The project needs to be characterized in terms of type, size, complexity and formality (although type, size and complexity usually determine formality), because these aspects will condition expectations about various thresholds for lower level measures. Other constraints should be captured in the contract (or specifications). Metrics derived from the process, product and resources will capture all other project level metrics. Project type and domain can be recorded using a text description, making sure that there is enough detail to accurately characterize the project. Record the project size by cost, effort, duration, size of code to be developed, function points to be delivered. The project's complexity can be described - somewhat subjectively - by placing the project on a chart showing technical and management complexity relative to other completed projects. [ROY98], Figure 14-1 shows such a diagram.

The derived metrics described in [ROY98], which are the Project Manager's main indicators, can be obtained from the metrics gathered for product and process. These are:

Modularity = average breakage (NCNB*) per perfective or corrective change on implementation model
Adaptability = average effort per perfective or corrective change on implementation model
Maturity = active test time/number of corrective changes
Maintainability = Maintenance Productivity/Development Productivity = [actual cumulative fixes/cumulative effort for perfective and corrective changes]/[estimated number of NCNB at completion/estimated production effort at completion]
Rework stability = cumulative breakage-cumulative fixes
Rework backlog = [cumulative breakage-cumulative fixes]/NCNB unit tested

* NCNB is non-comment, non-blank code size.

Progress should be reported from the project plan, which is statused using artifact completion metrics - with particular weight (from an earned value perspective) being given to the production of working software.

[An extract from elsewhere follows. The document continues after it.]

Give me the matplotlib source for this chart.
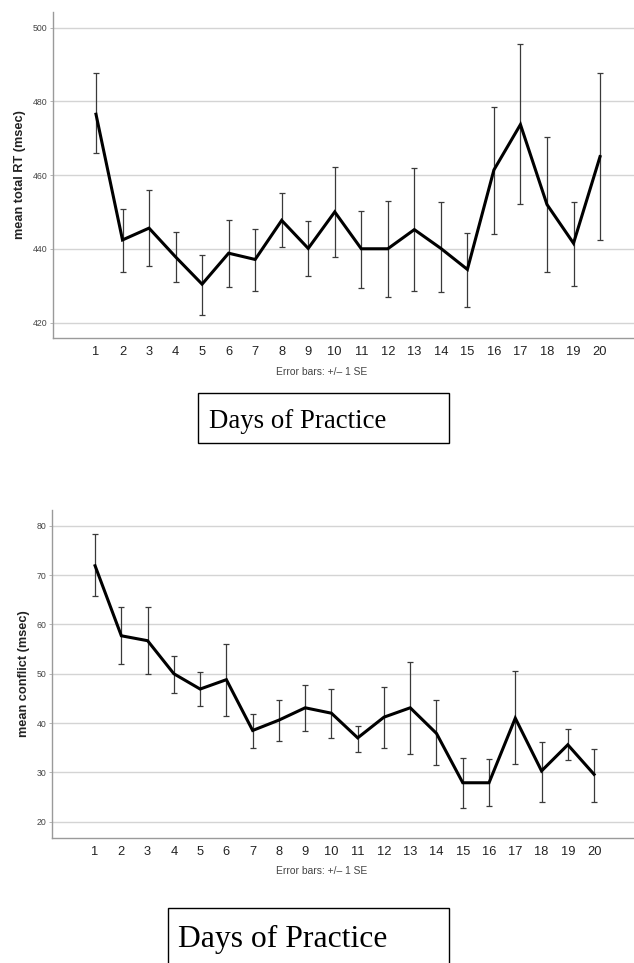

If an estimation model such as COCOMO (see [BOE81] is used, the various scale factors and cost drivers should be recorded. These actually form a quite detailed characterization of the project.

The Resources

The items to be measured include people (experience, skills, cost, performance), methods and tools (in terms of effect on productivity and quality, cost), time, effort, budget (resources consumed, resources remaining).

The staffing profile should be recorded over time, showing type (analyst, designer, etc.), grade (which implies cost) and team to which allocated. Both actuals and plan should be recorded.

Again, the COCOMO model requires the characterization of personnel experience and capability and software development environment, and is a good framework in which to keep these metrics.

Expenditure, budget and schedule information will come from the Project Plan.